Hundreds of protesters picketed outside the home of Alice Walton, the billionaire daughter of Walmart's founder.

A total of 26 protesters were arrested when they blocked Park Avenue in the upscale New York neighborhood where Walton's home is located. Another 16 were arrested in a similar protest outside a Walmart office in Washington, D.C.

The New York protesters carried signs that said "The Waltons are robbing America" and chanted "What do we want: Respect. When do we want it: Now."

The workers had marched to Walton's home to deliver a petition demanding that Walmart (WMT) start paying a minimum wage of $15. They were not allowed in the building.

The Walton family is one of the richest in the world. Alice and three other family members are among the top 10 richest Americans.

"If Walmart wants to call its workers 'associates', they should start treating us better," said protester Barb Gertz (sitting in a green T-shirt in the photograph below). "We're the reason the Waltons get to be billionaires," she said, minutes before she was arrested for sitting in the middle of the road outside Walton's home.

wal mart protest sitting

Gertz works the overnight shift at a Walmart in Colorado and flew in Wednesday night for the demonstration. Our Walmart, a union-backed group that helped organize the protests, funded the trip for her and others who traveled from states including Florida, Ohio and Minnesota.

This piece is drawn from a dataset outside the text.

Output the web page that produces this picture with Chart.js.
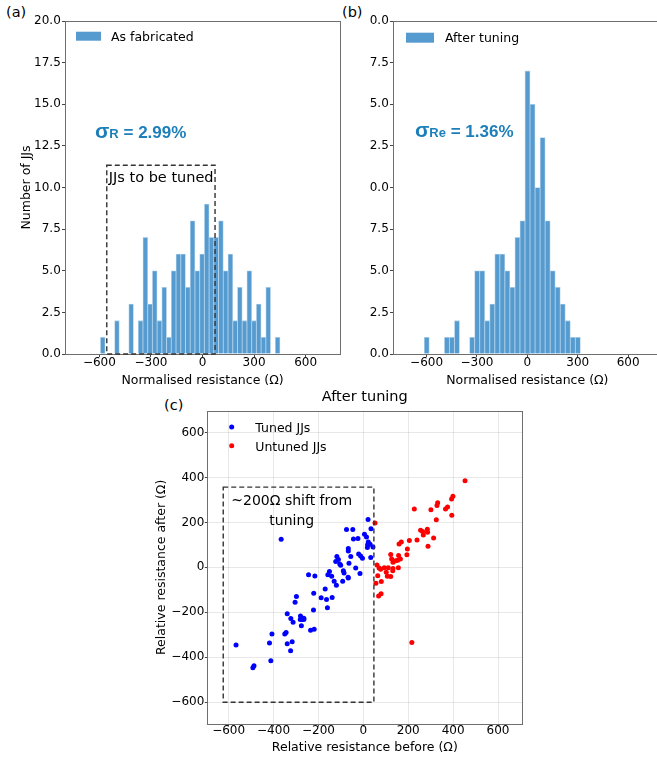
<!DOCTYPE html>
<html>
<head>
<meta charset="utf-8">
<script src="https://cdn.jsdelivr.net/npm/chart.js@4.4.1/dist/chart.umd.min.js"></script>
<style>
  html, body { margin: 0; padding: 0; background: #fff; overflow: hidden; }
  body { width: 657px; height: 762px; position: relative; }
  canvas { position: absolute; }
  .panel-tag { position: absolute; font: 14.5px "DejaVu Sans", sans-serif; line-height: 1; color: #000; white-space: nowrap; }
</style>
</head>
<body>
<div class="panel-tag" style="left:6px;top:5px">(a)</div>
<div class="panel-tag" style="left:342px;top:5px">(b)</div>
<div class="panel-tag" style="left:164px;top:398px">(c)</div>

<canvas id="histBefore" width="345" height="395" style="left:0;top:0"></canvas>
<canvas id="histAfter" width="330" height="395" style="left:345px;top:0"></canvas>
<canvas id="scatterTuning" width="390" height="377" style="left:150px;top:385px"></canvas>

<script>
// ---- histogram (a): as fabricated, 38 bins ----
const beforeBinStart = -594;
const beforeBinWidth = 27.5;
const beforeCounts = [1, 0, 0, 2, 0, 0, 3, 0, 2, 7, 3, 5, 2, 4, 1, 5, 6, 6, 4, 8,
                      5, 6, 9, 7, 7, 8, 5, 6, 2, 4, 2, 5, 2, 3, 1, 4, 0, 1];

// ---- histogram (b): after tuning, 31 bins ----
const afterBinStart = -614;
const afterBinWidth = 30;
const afterCounts = [1, 0, 0, 0, 1, 1, 2, 0, 0, 1, 5, 5, 2, 3, 6, 6, 5, 4, 7, 8,
                     17, 15, 10, 13, 8, 5, 4, 3, 2, 1, 1];

const histXTicks = [-600, -300, 0, 300, 600];
const histYTicks = [0, 2.5, 5, 7.5, 10, 12.5, 15, 17.5, 20];

// ---- scatter (c): resistance before vs after ----
const tunedBefore = [21, -75, -47, 5, 14, 34, -24, -44, 22, 19, 30, 18, 43, -67, -67, -21, -12, -4, -56, -118,
                     -111, -123, -105, -101, -64, 33, -34, -15, -89, -86, -151, -158, -141, -68, -244, -216, -366,
                     -130, -120, -92, -67, -170, -221, -188, -164, -139, -160, -298, -304, -222, -339, -323, -313,
                     -280, -275, -265, -281, -265, -273, -276, -235, -219, -407, -344, -350, -418, -339, -317,
                     -324, -412, -487, -492, -567];
const tunedAfter = [213, 168, 168, 147, 135, 172, 128, 126, 113, 101, 103, 88, 91, 84, 73, 59, 51, 41, 48, 48,
                    35, 26, 15, 9, 18, 44, -3, -27, -15, -25, -19, -33, -40, -44, -33, -38, 125,
                    -62, -80, -62, -47, -96, -115, -135, -143, -134, -180, -130, -155, -190, -206, -228, -244,
                    -216, -225, -226, -232, -232, -232, -260, -280, -275, -297, -290, -296, -337, -340, -331,
                    -371, -416, -438, -447, -346];
const untunedBefore = [453, 399, 393, 331, 328, 375, 366, 227, 301, 394, 325, 52, 255, 264, 285, 286, 267, 313,
                       239, 205, 169, 159, 288, 196, 122, 194, 157, 126, 165, 153, 144, 132, 61, 70, 77, 93,
                       111, 132, 131, 156, 102, 64, 107, 122, 80, 56, 79, 68, 216];
const untunedAfter = [385, 316, 304, 287, 275, 269, 260, 260, 256, 232, 212, 197, 165, 159, 169, 156, 144, 131,
                      122, 119, 113, 104, 94, 82, 57, 56, 53, 37, 37, 32, 29, 23, 10, -3, -8, -2,
                      -2, -5, -15, -2, -22, -37, -40, -41, -63, -71, -118, -128, -334];
const scatterTicks = [-600, -400, -200, 0, 200, 400, 600];

// highlighted windows
const tuneWindowHist = { xMin: -557, xMax: 73, yMin: 0, yMax: 11.34 };
const tuneWindowScatter = { xMin: -624, xMax: 47, yMin: -600, yMax: 357 };

const FONT = '"DejaVu Sans", sans-serif';
const BOLD = '"Liberation Sans", Arial, sans-serif';
const BAR_FILL = 'rgb(86,155,208)';
const BAR_EDGE = 'rgba(170,205,232,0.9)';
const SIGMA_COLOR = '#1c7fb9';
const FRAME = '#6f6f6f';

Chart.defaults.font.family = FONT;
Chart.defaults.color = '#000';

const minus = (s) => String(s).replace('-', '\u2212');

function drawFrame(chart) {
    const { ctx, chartArea: a } = chart;
    ctx.save();
    ctx.strokeStyle = FRAME;
    ctx.lineWidth = 1;
    ctx.strokeRect(Math.round(a.left) + 0.5, Math.round(a.top) + 0.5,
        Math.round(a.right - a.left), Math.round(a.bottom - a.top));
    ctx.restore();
}

function dashedBox(chart, box) {
    const { ctx, scales } = chart;
    const x0 = scales.x.getPixelForValue(box.xMin);
    const x1 = scales.x.getPixelForValue(box.xMax);
    const y0 = scales.y.getPixelForValue(box.yMax);
    const y1 = scales.y.getPixelForValue(box.yMin);
    ctx.save();
    ctx.strokeStyle = '#333';
    ctx.lineWidth = 1.4;
    ctx.setLineDash([5, 3]);
    ctx.strokeRect(x0, y0, x1 - x0, y1 - y0);
    ctx.restore();
    return { x0, x1, y0, y1 };
}

function drawSigma(ctx, x, y, sub, rest) {
    ctx.save();
    ctx.fillStyle = SIGMA_COLOR;
    ctx.textAlign = 'left';
    ctx.textBaseline = 'alphabetic';
    ctx.font = 'bold 21px ' + BOLD;
    ctx.fillText('\u03c3', x, y);
    let w = ctx.measureText('\u03c3').width;
    ctx.font = 'bold 13px ' + BOLD;
    ctx.fillText(sub, x + w, y);
    w += ctx.measureText(sub).width;
    ctx.font = 'bold 17px ' + BOLD;
    ctx.fillText(rest, x + w, y);
    ctx.restore();
}

function histDecor(cfg) {
    return {
        id: 'histDecor',
        afterDraw(chart) {
            const { ctx, chartArea: a } = chart;
            drawFrame(chart);

            // legend patch + label
            ctx.save();
            ctx.fillStyle = BAR_FILL;
            ctx.fillRect(a.left + cfg.legend.dx, a.top + cfg.legend.dy, cfg.legend.w, cfg.legend.h);
            ctx.fillStyle = '#000';
            ctx.font = '12.5px ' + FONT;
            ctx.textBaseline = 'alphabetic';
            ctx.fillText(cfg.legend.text, a.left + cfg.legend.tx, a.top + cfg.legend.ty);
            ctx.restore();

            drawSigma(ctx, a.left + cfg.sigma.dx, a.top + cfg.sigma.dy, cfg.sigma.sub, cfg.sigma.rest);

            if (cfg.box) {
                const r = dashedBox(chart, cfg.box);
                ctx.save();
                ctx.fillStyle = '#000';
                ctx.font = '14.5px ' + FONT;
                ctx.textBaseline = 'alphabetic';
                ctx.fillText('JJs to be tuned', r.x0 + 2, r.y0 + 17);
                ctx.restore();
            }
        },
    };
}

function histConfig(cfg) {
    const data = cfg.counts.map((c, i) => ({ x: cfg.binStart + (i + 0.5) * cfg.binWidth, y: c }));
    return {
        type: 'bar',
        data: {
            datasets: [{
                data,
                backgroundColor: BAR_FILL,
                borderColor: BAR_EDGE,
                borderWidth: 0.8,
                borderSkipped: 'start',
                barPercentage: 1,
                categoryPercentage: 1,
            }],
        },
        options: {
            responsive: false,
            animation: false,
            layout: { padding: { left: 0, top: 21, right: cfg.padRight, bottom: 0 } },
            plugins: { legend: { display: false }, tooltip: { enabled: false } },
            scales: {
                x: {
                    type: 'linear',
                    offset: false,
                    min: -800,
                    max: 800,
                    afterBuildTicks: (s) => { s.ticks = histXTicks.map((v) => ({ value: v })); },
                    afterFit: (s) => { s.height = 41; },
                    border: { display: false },
                    grid: { offset: false, drawOnChartArea: false, drawTicks: true, tickLength: 3, tickColor: '#444' },
                    ticks: { font: { size: 12 }, padding: -1.2, maxRotation: 0, callback: (v) => minus(v) },
                    title: { display: true, text: 'Normalised resistance (\u03a9)', font: { size: 12.5 }, padding: { top: 0, bottom: 6.5 } },
                },
                y: {
                    min: 0,
                    max: 20,
                    afterBuildTicks: (s) => { s.ticks = histYTicks.map((v) => ({ value: v })); },
                    afterFit: (s) => { s.width = cfg.yWidth; },
                    border: { display: false },
                    grid: { drawOnChartArea: false, drawTicks: true, tickLength: 3, tickColor: '#444' },
                    ticks: { font: { size: 12 }, padding: 1.2, callback: cfg.yLabel },
                    title: cfg.yTitle
                        ? { display: true, text: cfg.yTitle, font: { size: 12.5 }, padding: { top: 19.5, bottom: 0 } }
                        : { display: false },
                },
            },
        },
        plugins: [histDecor(cfg)],
    };
}

new Chart(document.getElementById('histBefore'), histConfig({
    counts: beforeCounts,
    binStart: beforeBinStart,
    binWidth: beforeBinWidth,
    padRight: 5,
    yWidth: 65,
    yTitle: 'Number of JJs',
    yLabel: (v) => Number(v).toFixed(1),
    legend: { text: 'As fabricated', dx: 11, dy: 10.7, w: 25, h: 9, tx: 46, ty: 19.7 },
    sigma: { dx: 30, dy: 116.5, sub: 'R', rest: ' = 2.99%' },
    box: tuneWindowHist,
}));

new Chart(document.getElementById('histAfter'), histConfig({
    counts: afterCounts,
    binStart: afterBinStart,
    binWidth: afterBinWidth,
    padRight: 13.3,
    yWidth: 48,
    yTitle: null,
    // tick labels lose their leading digit on this panel
    yLabel: (v) => (Number(v) % 10).toFixed(1),
    legend: { text: 'After tuning', dx: 13, dy: 11.7, w: 28, h: 10, tx: 52, ty: 21.3 },
    sigma: { dx: 22, dy: 116, sub: 'Re', rest: ' = 1.36%' },
    box: null,
}));

// ---- scatter panel ----
const tunedPoints = tunedBefore.map((x, i) => ({ x, y: tunedAfter[i] }));
const untunedPoints = untunedBefore.map((x, i) => ({ x, y: untunedAfter[i] }));

const scatterDecor = {
    id: 'scatterDecor',
    afterDraw(chart) {
        const { ctx, chartArea: a } = chart;
        drawFrame(chart);

        ctx.save();
        ctx.fillStyle = '#000';
        ctx.font = '14.5px ' + FONT;
        ctx.textAlign = 'center';
        ctx.textBaseline = 'middle';
        ctx.fillText('After tuning', (a.left + a.right) / 2, a.top - 13.7);

        // legend
        const items = [['Tuned JJs', '#0000ff', 16.3, 21.6], ['Untuned JJs', '#ff0000', 35, 40.3]];
        ctx.textAlign = 'left';
        ctx.textBaseline = 'alphabetic';
        ctx.font = '12.5px ' + FONT;
        items.forEach(([label, color, dy, ty]) => {
            ctx.fillStyle = color;
            ctx.beginPath();
            ctx.arc(a.left + 24.4, a.top + dy, 2.5, 0, Math.PI * 2);
            ctx.fill();
            ctx.fillStyle = '#000';
            ctx.fillText(label, a.left + 48, a.top + ty);
        });
        ctx.restore();

        const r = dashedBox(chart, tuneWindowScatter);
        ctx.save();
        ctx.fillStyle = '#000';
        ctx.font = '14px ' + FONT;
        ctx.textAlign = 'center';
        ctx.textBaseline = 'alphabetic';
        ctx.fillText('~200\u03a9 shift from', r.x0 + 68.5, r.y0 + 18);
        ctx.fillText('tuning', r.x0 + 68.5, r.y0 + 38);
        ctx.restore();
    },
};

function scatterAxis(range, size, title, titlePad) {
    return {
        type: 'linear',
        min: range[0],
        max: range[1],
        afterBuildTicks: (s) => { s.ticks = scatterTicks.map((v) => ({ value: v })); },
        afterFit: (s) => { if (s.isHorizontal()) s.height = size; else s.width = size; },
        border: { display: false },
        grid: { color: 'rgba(0,0,0,0.09)', drawTicks: true, tickLength: 2.5, tickColor: '#444' },
        ticks: { font: { size: 12 }, padding: size > 40 ? 0.5 : -2.7, maxRotation: 0, callback: (v) => minus(v) },
        title: { display: true, text: title, font: { size: 12.5 }, padding: titlePad },
    };
}

new Chart(document.getElementById('scatterTuning'), {
    type: 'scatter',
    data: {
        datasets: [
            { label: 'Tuned JJs', data: tunedPoints, backgroundColor: '#0000ff', borderWidth: 0, pointRadius: 2.5 },
            { label: 'Untuned JJs', data: untunedPoints, backgroundColor: '#ff0000', borderWidth: 0, pointRadius: 2.5 },
        ],
    },
    options: {
        responsive: false,
        animation: false,
        layout: { padding: { left: 0, top: 25.7, right: 17.7, bottom: 0 } },
        plugins: { legend: { display: false }, tooltip: { enabled: false } },
        scales: {
            x: scatterAxis([-695, 708], 38, 'Relative resistance before (\u03a9)', { top: 0, bottom: 7.2 }),
            y: scatterAxis([-697, 697], 57.3, 'Relative resistance after (\u03a9)', { top: 4.5, bottom: 0 }),
        },
    },
    plugins: [scatterDecor],
});
</script>
</body>
</html>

Cantare Davunt (photographed below) makes $10.10 an hour after working for five years at a Walmart store in Minnesota. "It's not enough for me," she said. "And other customer service reps make even less than I do."

wal mart protest

Fast-food and other retail workers also joined the march and made stops outside a McDonald's (MCD) and Zara. Many of the demonstrators were not employees of the three companies, but said they supported the cause.

wal mart protest street

Walmart doesn't actually have any locations in New York City and most if not all of the workers who marched Thursday were from out of state.

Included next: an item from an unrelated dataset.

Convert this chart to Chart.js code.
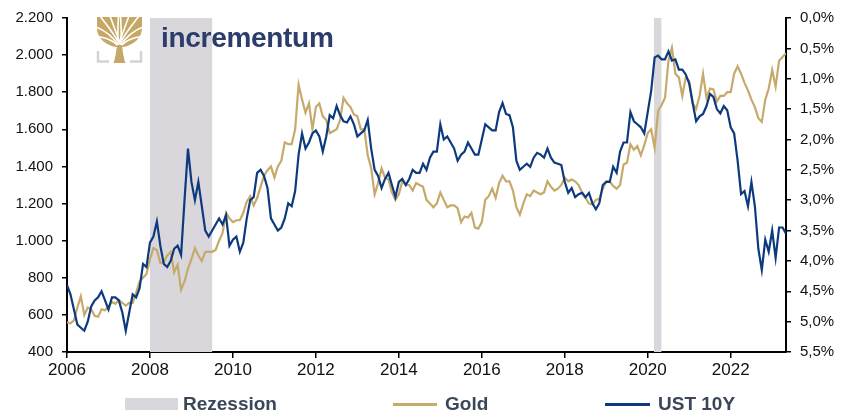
<!DOCTYPE html>
<html>
<head>
<meta charset="utf-8">
<script src="https://cdn.jsdelivr.net/npm/chart.js@4.4.1/dist/chart.umd.min.js"></script>
<style>
  html, body { margin: 0; padding: 0; background: #fff; }
  #wrap { position: relative; width: 845px; height: 412px; overflow: hidden; }
  #c { position: absolute; left: 0; top: 0; }
  .logo-text { position: absolute; left: 161px; top: 22px; font-family: "Liberation Sans", Arial, sans-serif; font-weight: bold; font-size: 28px; color: #2c3d6b; letter-spacing: -0.3px; }
  .lg { position: absolute; font-family: "Liberation Sans Narrow", "Liberation Sans", Arial, sans-serif; font-weight: bold; font-size: 19px; color: #3b4658; top: 393px; line-height: 22px; }
  .sw { position: absolute; }
</style>
</head>
<body>
<div id="wrap">
  <canvas id="c" width="845" height="412"></canvas>
  <svg style="position:absolute;left:96px;top:16px" width="48" height="48" viewBox="0 0 48 48">
    <g stroke="#d3d3d3" stroke-width="2.5" fill="none">
      <path d="M2 35 V45.5 H13"/>
      <path d="M45 35 V45.5 H34"/>
    </g>
    <path d="M1 1 H46 V12 C46 24 34 30 27 31 H20 C13 30 1 24 1 12 Z" fill="#c6a866"/>
    <g stroke="#ffffff" stroke-width="1.6" fill="none">
      <path d="M23.5 32 C18 24 10 22 0 20"/>
      <path d="M23.5 32 C29 24 37 22 47 20"/>
      <path d="M23.5 30 C16 20 8 14 0 11"/>
      <path d="M23.5 30 C31 20 39 14 47 11"/>
      <path d="M23.5 28 C17 16 10 8 4 0"/>
      <path d="M23.5 28 C30 16 37 8 43 0"/>
      <path d="M23.5 26 C20 16 17 8 14 0"/>
      <path d="M23.5 26 C27 16 30 8 33 0"/>
      <path d="M22 24 C21.5 14 22 8 22.5 0"/>
      <path d="M25 24 C25.5 14 25 8 24.5 0"/>
    </g>
    <path d="M17.5 47 C20 40 20.5 33 21 29 H26 C26.5 33 27 40 29.5 47 Z" fill="#c6a866"/>
  </svg>
  <div class="logo-text">incrementum</div>
  <div class="sw" style="left:125px;top:398px;width:53px;height:12px;background:#d9d7dc"></div>
  <div class="lg" style="left:183px">Rezession</div>
  <div class="sw" style="left:393px;top:403px;width:44px;height:2.5px;background:#c6aa6c"></div>
  <div class="lg" style="left:445px">Gold</div>
  <div class="sw" style="left:605px;top:403px;width:45px;height:2.5px;background:#0d3a7e"></div>
  <div class="lg" style="left:658px">UST 10Y</div>
</div>
<script>
// Monthly data, January 2006 .. May 2023
const startYear = 2006;
const goldUSD = [
  560, 555, 570, 640, 700, 600, 640, 630, 595, 590, 630, 625,
  645, 670, 660, 680, 665, 650, 665, 665, 720, 780, 800, 820,
  900, 960, 950, 880, 885, 920, 940, 830, 870, 735, 780, 850,
  900, 960, 920, 890, 940, 940, 940, 950, 1000, 1040, 1150, 1120,
  1100, 1110, 1110, 1150, 1210, 1240, 1190, 1230, 1290, 1350, 1380, 1400,
  1340, 1400, 1430, 1530, 1520, 1520, 1600, 1840, 1760, 1690, 1740, 1600,
  1720, 1740, 1670, 1650, 1580, 1590, 1600, 1650, 1770, 1740, 1720, 1680,
  1670, 1600, 1600, 1460, 1390, 1250, 1310, 1390, 1340, 1330, 1260, 1220,
  1250, 1320, 1300, 1300, 1270, 1310, 1300, 1290, 1220, 1200, 1180, 1200,
  1260, 1220, 1180, 1190, 1190, 1175, 1100, 1130, 1125, 1150, 1070, 1065,
  1100, 1220, 1240, 1280, 1230, 1310, 1350, 1320, 1320, 1270, 1180, 1140,
  1200, 1250, 1240, 1270, 1260, 1250, 1260, 1320, 1290, 1270, 1280, 1300,
  1340, 1320, 1330, 1320, 1300, 1260, 1230, 1200, 1195, 1220, 1225, 1280,
  1320, 1320, 1295, 1280, 1300, 1410, 1420, 1520, 1490, 1510, 1460, 1515,
  1580, 1600, 1500, 1700, 1730, 1770, 1970, 2040, 1900, 1880, 1780, 1880,
  1860, 1740, 1710, 1780, 1900, 1770, 1820, 1815, 1750, 1780, 1780, 1800,
  1800, 1900, 1940, 1900, 1850, 1810, 1760, 1720, 1660, 1640, 1760, 1820,
  1920, 1830, 1970, 1990, 2010
];
const ust10y = [
  4.40, 4.55, 4.80, 5.05, 5.10, 5.15, 5.00, 4.75, 4.65, 4.60, 4.50, 4.65,
  4.80, 4.60, 4.60, 4.65, 4.85, 5.15, 4.85, 4.55, 4.60, 4.45, 4.05, 4.10,
  3.70, 3.60, 3.35, 3.75, 4.05, 4.10, 4.00, 3.80, 3.75, 3.90, 3.00, 2.15,
  2.70, 3.00, 2.70, 3.10, 3.50, 3.60, 3.50, 3.40, 3.30, 3.40, 3.25, 3.75,
  3.65, 3.60, 3.85, 3.70, 3.30, 3.00, 2.95, 2.55, 2.50, 2.60, 2.80, 3.30,
  3.40, 3.50, 3.45, 3.30, 3.05, 3.10, 2.85, 2.25, 1.90, 2.15, 2.05, 1.90,
  1.85, 1.95, 2.20, 1.95, 1.60, 1.65, 1.45, 1.60, 1.70, 1.72, 1.62, 1.75,
  1.95, 1.90, 1.85, 1.68, 2.15, 2.50, 2.60, 2.80, 2.65, 2.55, 2.75, 2.95,
  2.70, 2.65, 2.75, 2.65, 2.50, 2.55, 2.55, 2.40, 2.50, 2.30, 2.20, 2.20,
  1.75, 2.00, 1.95, 2.05, 2.15, 2.35, 2.25, 2.20, 2.05, 2.15, 2.25, 2.25,
  2.00, 1.75, 1.80, 1.85, 1.85, 1.55, 1.40, 1.58, 1.60, 1.80, 2.35, 2.50,
  2.45, 2.40, 2.45, 2.30, 2.22, 2.25, 2.30, 2.15, 2.30, 2.38, 2.40, 2.42,
  2.70, 2.88, 2.80, 2.95, 2.90, 2.88, 2.95, 2.88, 3.05, 3.15, 3.05, 2.75,
  2.70, 2.70, 2.45, 2.55, 2.20, 2.05, 2.05, 1.55, 1.70, 1.75, 1.80, 1.90,
  1.55, 1.20, 0.65, 0.62, 0.68, 0.68, 0.55, 0.70, 0.68, 0.85, 0.85, 0.93,
  1.08, 1.40, 1.70, 1.62, 1.58, 1.45, 1.25, 1.30, 1.50, 1.57, 1.45, 1.52,
  1.80, 1.90, 2.35, 2.90, 2.85, 3.10, 2.70, 3.10, 3.80, 4.15, 3.65, 3.85,
  3.50, 3.95, 3.45, 3.45, 3.55
];
const recessionStart = [2008.0, 2020.15];
const recessionEnd = [2009.5, 2020.33];
const xTicks = [2006, 2008, 2010, 2012, 2014, 2016, 2018, 2020, 2022];
const goldTicks = [400, 600, 800, 1000, 1200, 1400, 1600, 1800, 2000, 2200];
const ustTicks = [0, 0.5, 1, 1.5, 2, 2.5, 3, 3.5, 4, 4.5, 5, 5.5];

const goldPts = goldUSD.map((v, i) => ({ x: startYear + i / 12, y: v }));
const ustPts = ust10y.map((v, i) => ({ x: startYear + i / 12, y: v }));
const xEnd = startYear + (goldUSD.length - 1) / 12;

const recessionPlugin = {
  id: 'recession',
  beforeDatasetsDraw(chart) {
    const { ctx, chartArea, scales } = chart;
    ctx.save();
    ctx.fillStyle = '#d9d7dc';
    for (let i = 0; i < recessionStart.length; i++) {
      const x1 = scales.x.getPixelForValue(recessionStart[i]);
      const x2 = scales.x.getPixelForValue(recessionEnd[i]);
      ctx.fillRect(x1, chartArea.top, x2 - x1, chartArea.bottom - chartArea.top);
    }
    ctx.restore();
  }
};

function fmtThousands(v) {
  const s = String(Math.round(v));
  return s.length > 3 ? s.slice(0, s.length - 3) + '.' + s.slice(-3) : s;
}

const tickFont = { family: '"Liberation Sans", Arial, sans-serif', size: 15 };

new Chart(document.getElementById('c'), {
  type: 'line',
  data: {
    datasets: [
      { label: 'Gold', data: goldPts, yAxisID: 'y', borderColor: '#c6aa6c', borderWidth: 2.2, pointRadius: 0, tension: 0, order: 2 },
      { label: 'UST 10Y', data: ustPts, yAxisID: 'y2', borderColor: '#0d3a7e', borderWidth: 2.2, pointRadius: 0, tension: 0, order: 1 }
    ]
  },
  options: {
    responsive: false,
    animation: false,
    events: [],
    layout: { padding: { top: 18, left: 0, right: 0, bottom: 0 } },
    plugins: { legend: { display: false }, tooltip: { enabled: false } },
    scales: {
      x: {
        type: 'linear', min: startYear, max: xEnd,
        afterBuildTicks: (s) => { s.ticks = xTicks.map(v => ({ value: v })); },
        afterFit: (s) => { s.height = 60; },
        grid: { display: true, drawOnChartArea: false, drawTicks: true, tickLength: 6, color: '#000', lineWidth: 1.5 },
        border: { display: true, color: '#000', width: 2 },
        ticks: { callback: (v) => String(v), color: '#111', padding: 2, maxRotation: 0,
                 font: { family: '"Liberation Sans Narrow", "Liberation Sans", Arial, sans-serif', size: 17 } }
      },
      y: {
        position: 'left', min: 400, max: 2200,
        afterBuildTicks: (s) => { s.ticks = goldTicks.map(v => ({ value: v })); },
        afterFit: (s) => { s.width = 67; },
        grid: { display: true, drawOnChartArea: false, drawTicks: true, tickLength: 5, color: '#000', lineWidth: 1.5 },
        border: { display: true, color: '#000', width: 2 },
        ticks: { callback: (v) => fmtThousands(v), color: '#111', padding: 9, font: tickFont }
      },
      y2: {
        position: 'right', min: 0, max: 5.5, reverse: true,
        afterBuildTicks: (s) => { s.ticks = ustTicks.map(v => ({ value: v })); },
        afterFit: (s) => { s.width = 59; },
        grid: { display: true, drawOnChartArea: false, drawTicks: true, tickLength: 5, color: '#000', lineWidth: 1.5 },
        border: { display: true, color: '#000', width: 2 },
        ticks: { callback: (v) => v.toFixed(1).replace('.', ',') + '%', color: '#111', padding: 9, font: tickFont }
      }
    }
  },
  plugins: [recessionPlugin]
});
</script>
</body>
</html>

The company has been a big focus of protesters seeking better pay. Some Walmart employees rely on food stamps and other assistance. For example, a recent study in Wisconsin found that 3,216 Walmart employees enrolled in the state's public health care programs, more than the employees of any other company.

Walmart spokesman Kory Lundberg said a very small percentage of the more than 2 million people who work for the retail store take part in these demonstrations because most workers appreciate the opportunities the company offers, like career advancement, quarterly bonuses, and three-week advance notice of schedules.

Walmart offers health care for its workers, but is cutting that benefit for anyone working fewer than 30 hours a week as of January.

Another group of protesters gathered in front of the Walton Family Foundation office in Washington, D.C., where 16 demonstrators were arrested, according to Our Walmart.

Fast-food and retail workers began participating in demonstrations demanding better pay, fair schedules and affordable health care about two years ago. Some of the first protests took place on Black Friday of 2012 at Walmart stores nationwide.

The protests have picked up steam since then and many states and cities have passed laws increasing their own minimum wages.